So paper money has been manipulated by government for millennia for the purpose of defrauding everyone else to benefit the government. Inflation means money saved in a bank account reduces in value, because the definition of inflation is the value of currency drops. This effectively steals money from hard working citizens.

In space, you will have to look at resources directly, not currency. There will be people who do not understand this. But if you play a computer strategy game, this will be immediately apparent. Look at a game such as Warcraft or Starcraft; they start you with a town hall or command centre where you can "produce" or "train" workers, and where resources are brought. In Warcraft III, a single farm can only support a certain number of citizens. You must expend gold and wood to build another farm. You can harvest gold from a mine, transport to townhall. And you can chop down trees, transport logs to townhall. All this is greatly simplified, real life is more complex, but it gives you the basic idea. Start with resources, ensure your resources grow.

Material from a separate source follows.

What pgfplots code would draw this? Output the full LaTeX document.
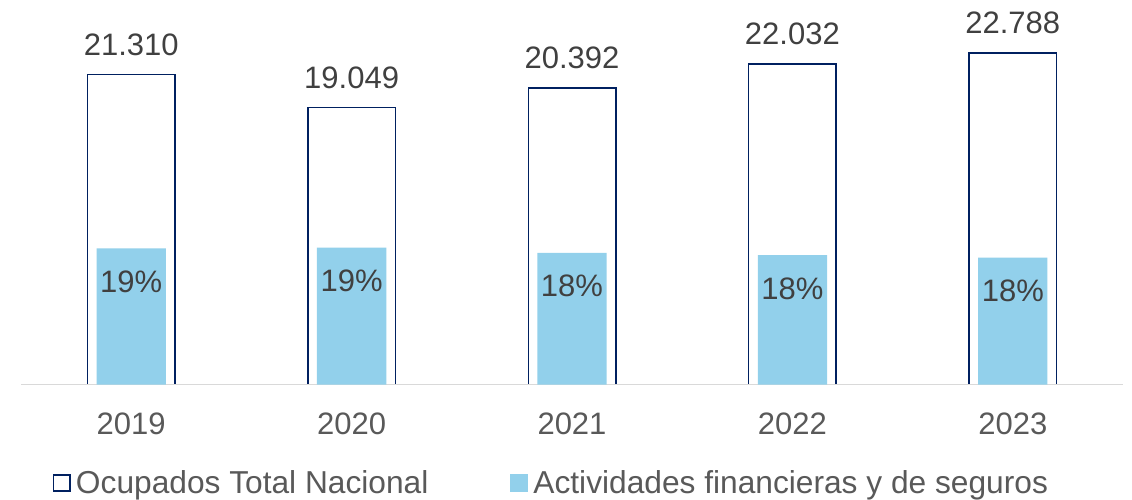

On NewMars we have had many lengthy discussions how to live in space. How to grow an base with minimal support from Earth. That's profit. Not in money, but in resources. But as long as you require any support from Earth, you must have something you can sell to Earth for trade. Most families have a communal economy within the house; everyone contributes to maintain the house, and everyone lives there. A century ago, and longer ago, it used to be the husband would go to work outside the home to bring in money, and use that money to bring in external resources. The woman would do work around the house: cleaning, laundry, sewing, planting/tending/harvesting a vegetable garden, preserving vegetables (often by "canning" in glass jars), etc. Some people today do not realize how much work a woman was expected to do before the invention of washing machines, sewing machines, vacuum cleaners. Even my mother sewed clothing for her children. I vaguely remember my mother being very proud of sewing a blazer for me when I was a preschooler. Back then, children had chores. That means children did work around the house as well. On a farm, children had more chores. That often included feeding livestock every morning before they left for school.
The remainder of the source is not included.